Ayer en Buenos Aires y en varias ciudades de Argentina y del mundo se movilizaron miles de personas en respuesta a una jornada internacional de repudio a la ofensiva ocupante en Gaza. Este hecho, el de responder a una marcha o convocatoria masiva con un fin específico, implica un contacto con otros que están vivos, es rodearse mayoritariamente de personas desconocidas entre las que no hace falta explicar absolutamente nada ni exponer razones ni motivos. Entre la multitud se cierne un consenso. Si “humanidad” fuera un verbo, probablemente ese sería su accionar.
Y entonces existen personas que deciden asistir, estar ahí, que buscan unirse y ser muchas y que no tienen ninguna duda de lo que denuncian. Existen también las personas y gobiernos que no solo justifican un genocidio, sino que además lo alientan, patrocinan y disfrutan ser crueles, pero existen, además, quienes ante todo lo anterior no ven ni reconocen la crueldad.

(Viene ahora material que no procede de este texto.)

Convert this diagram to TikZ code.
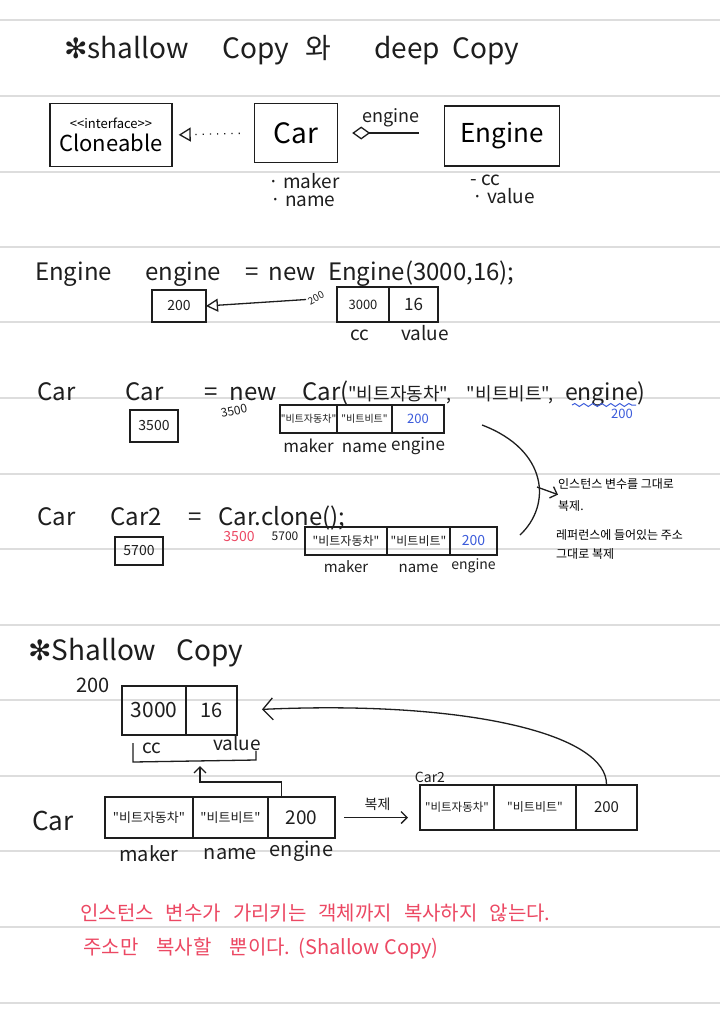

A la conocida y frágil premisa que reza que “lo que no se nombra no existe” le han entrado todas las balas y ya no se sostiene, era sabido que algún día iba a pasar y está sucediendo. Digamos que desde 1948 llevamos décadas asistiendo al nombramiento de cosas que no existen y a la existencia de cosas que no se nombran, pero estas últimas se han hecho tan irrebatibles y escandalosas que empezaron a nombrarse, a mostrarse, a gritarse, a inocularse en los ojos de absolutamente todo el mundo y, sin embargo, hay quienes, inmutables e imperturbables ante todo lo nombrado y mostrado –que ya ronda el dolor insoportable– eligen la invisibilidad de lo evidente.
¿Qué pasa por el pensamiento de alguien que aun viendo elige no ver? ¿Cuánto más hace falta mostrar y demostrar para que sea visto y evidente ese hecho que se muestra? ¿Qué mecanismos son los que operan en quien normaliza el hecho de acabar con la vida de otro? ¿Sobre qué se sostiene el hecho de seguir justificando o apoyando a la parte perpetradora de la crueldad? ¿Qué sucede con el acontecimiento extraordinario que no se reconoce como tal? ¿Qué pasa con el ser humano que ante la crueldad no experimenta un mínimo de desconcierto o perplejidad?

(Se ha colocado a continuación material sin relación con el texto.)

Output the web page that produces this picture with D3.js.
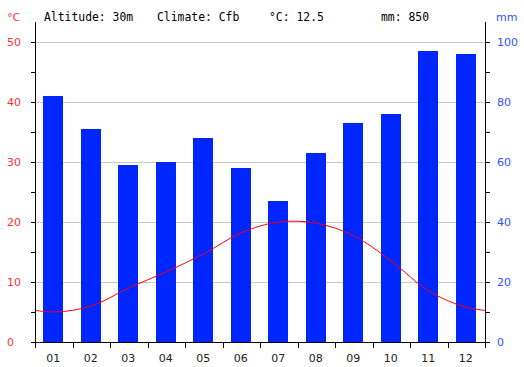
<!DOCTYPE html>
<html>
<head>
  <meta charset="utf-8">
  <script src="https://d3js.org/d3.v7.min.js"></script>
  <style>
    body { margin: 0; background: #fff; }
    svg text { font-family: "DejaVu Sans", sans-serif; }
  </style>
</head>
<body>
  <script type="text/javascript">
    // Climate data
    var months = ["01", "02", "03", "04", "05", "06", "07", "08", "09", "10", "11", "12"];
    var precip = [82, 71, 59, 60, 68, 58, 47, 63, 73, 76, 97, 96];
    var temp = [5.0, 6.0, 9.0, 11.7, 14.7, 18.2, 20.0, 19.8, 17.7, 13.5, 8.5, 5.8];
    var tempTicks = [0, 10, 20, 30, 40, 50];
    var precipTicks = [0, 20, 40, 60, 80, 100];
    var header = ["Altitude: 30m", "Climate: Cfb", "°C: 12.5", "mm: 850"];

    var width = 524, height = 367;
    var plotLeft = 35, plotRight = 485, plotTop = 42, plotBottom = 342;

    var svg = d3.select("body").append("svg")
      .attr("width", width)
      .attr("height", height);

    var x = d3.scaleBand().domain(months).range([plotLeft, plotRight]);
    var yT = d3.scaleLinear().domain([0, 50]).range([plotBottom, plotTop]);
    var yP = d3.scaleLinear().domain([0, 100]).range([plotBottom, plotTop]);

    // Gridlines
    svg.selectAll("line.grid")
      .data(tempTicks.slice(1))
      .enter().append("line")
      .attr("x1", plotLeft).attr("x2", plotRight)
      .attr("y1", function(d) { return yT(d) + 0.5; })
      .attr("y2", function(d) { return yT(d) + 0.5; })
      .attr("stroke", "#c8c8c8").attr("stroke-width", 1);

    // Bars
    var bw = 20;
    svg.selectAll("rect.bar")
      .data(precip)
      .enter().append("rect")
      .attr("x", function(d, i) { return Math.round(x(months[i]) + x.bandwidth() / 2 - bw / 2 - 0.5); })
      .attr("y", function(d) { return yP(d); })
      .attr("width", bw)
      .attr("height", function(d) { return plotBottom - yP(d); })
      .attr("fill", "#0026ff");

    // Temperature line, wrapped to the edges and clipped
    svg.append("clipPath").attr("id", "clip")
      .append("rect").attr("x", plotLeft).attr("y", 0)
      .attr("width", plotRight - plotLeft).attr("height", height);
    var step = x.step();
    var pts = [[x(months[0]) + step / 2 - step, temp[11]]];
    temp.forEach(function(t, i) { pts.push([x(months[i]) + step / 2, t]); });
    pts.push([x(months[11]) + step / 2 + step, temp[0]]);
    var line = d3.line()
      .x(function(d) { return d[0]; })
      .y(function(d) { return yT(d[1]); })
      .curve(d3.curveCatmullRom.alpha(0.5));
    svg.append("path")
      .attr("d", line(pts))
      .attr("clip-path", "url(#clip)")
      .attr("fill", "none")
      .attr("stroke", "#ff0000")
      .attr("stroke-width", 1);

    // Axes
    var axisColor = "#000";
    svg.append("line").attr("x1", plotLeft + 0.5).attr("x2", plotLeft + 0.5)
      .attr("y1", 22).attr("y2", plotBottom + 6).attr("stroke", axisColor);
    svg.append("line").attr("x1", plotRight + 0.5).attr("x2", plotRight + 0.5)
      .attr("y1", 22).attr("y2", plotBottom + 6).attr("stroke", axisColor);
    svg.append("line").attr("x1", plotLeft - 4).attr("x2", plotRight + 4)
      .attr("y1", plotBottom + 0.5).attr("y2", plotBottom + 0.5).attr("stroke", axisColor);

    // Minor ticks every 5 degrees
    var minor = d3.range(0, 51, 5);
    svg.selectAll("line.lt").data(minor).enter().append("line")
      .attr("x1", plotLeft - 4).attr("x2", plotLeft)
      .attr("y1", function(d) { return Math.round(yT(d)) + 0.5; })
      .attr("y2", function(d) { return Math.round(yT(d)) + 0.5; })
      .attr("stroke", axisColor);
    svg.selectAll("line.rt").data(minor).enter().append("line")
      .attr("x1", plotRight).attr("x2", plotRight + 5)
      .attr("y1", function(d) { return Math.round(yT(d)) + 0.5; })
      .attr("y2", function(d) { return Math.round(yT(d)) + 0.5; })
      .attr("stroke", axisColor);

    // Month boundary ticks
    var bounds = months.map(function(m) { return x(m); }).concat([plotRight]);
    svg.selectAll("line.xt").data(bounds).enter().append("line")
      .attr("x1", function(d) { return Math.round(d) + 0.5; })
      .attr("x2", function(d) { return Math.round(d) + 0.5; })
      .attr("y1", plotBottom).attr("y2", plotBottom + 6)
      .attr("stroke", axisColor);

    // Tick labels
    svg.selectAll("text.tl").data(tempTicks).enter().append("text")
      .attr("x", 7).attr("y", function(d) { return yT(d); })
      .attr("dy", "0.36em")
      .attr("font-size", "11px").attr("fill", "#ff3030")
      .text(function(d) { return d; });
    svg.selectAll("text.pl").data(precipTicks).enter().append("text")
      .attr("x", 497).attr("y", function(d) { return yP(d); })
      .attr("dy", "0.36em")
      .attr("font-size", "11px").attr("fill", "#3050ff")
      .text(function(d) { return d; });
    svg.selectAll("text.ml").data(months).enter().append("text")
      .attr("x", function(d) { return x(d) + x.bandwidth() / 2 - 0.5; })
      .attr("y", 358).attr("dy", "0.36em")
      .attr("text-anchor", "middle")
      .attr("font-size", "11px").attr("fill", "#222")
      .text(function(d) { return d; });

    // Header
    svg.append("text").attr("x", 7).attr("y", 21)
      .attr("font-size", "11px").attr("fill", "#ff3030").text("°C");
    svg.append("text").attr("x", 496).attr("y", 21)
      .attr("font-size", "11px").attr("fill", "#3050ff").text("mm");
    var hx = [44, 157, 269, 381];
    svg.selectAll("text.hd").data(header).enter().append("text")
      .attr("x", function(d, i) { return hx[i]; })
      .attr("y", 21)
      .style("font-family", "'DejaVu Sans Mono', monospace")
      .attr("font-size", "11.4px").attr("fill", "#000")
      .text(function(d) { return d; });
  </script>
</body>
</html>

Nombremos hechos existentes: acabar con toda la infraestructura de Gaza, exterminar sistemáticamente a una población entera incluidos 18000 niños y matar de hambre a los que no han podido aniquilar, o secuestrar y torturar personas para luego arrojarlas vivas desde un avión al Rio de La Plata o al mar o, por orden paramilitar decapitar a un campesino en la plaza pública de cualquier pueblo de Colombia y luego jugar al futbol con su cabeza ¿No deberían estos hechos, mínimamente, causar algo de escozor? Para muchas personas no, porque admitir la crueldad en esos hechos para quien se resiste a hacerlo supone una molestia al ego, la incómoda sensación de desdecirse y enfrentar la cobardía que les significa el tener que cambiar de opinión. Hay millones de personas que eligen no conmoverse ante la deshumanización absoluta del otro porque no pueden admitirse a sí mismas, que se han equivocado, convertidos en seres irreflexivos, sin posibilidad de pensar.
El sujeto ideal de los exterminios de otros seres humanos no son los fervorosos perpetradores de crímenes de lesa humanidad y tampoco los sectores que insistentemente los denuncian y exigen el cese de hostilidades, sino el individuo para el que la diferencia entre exterminar personas o no hacerlo, no existe, el sujeto para el que morir o ser exterminado significa exactamente lo mismo. La erosión completa del ser.
Miles de personas se movilizaron y lo seguirán haciendo, y si a pesar de ver toda esta crueldad todavía hay un lugar en el que duele el otro, entonces será la señal de que no estamos perdidos. Mientras haya un humano que se preocupe y se conmueva por el dolor de otro humano desconocido, tendrá sentido seguir habitando, por lo menos un rato más, este lugar.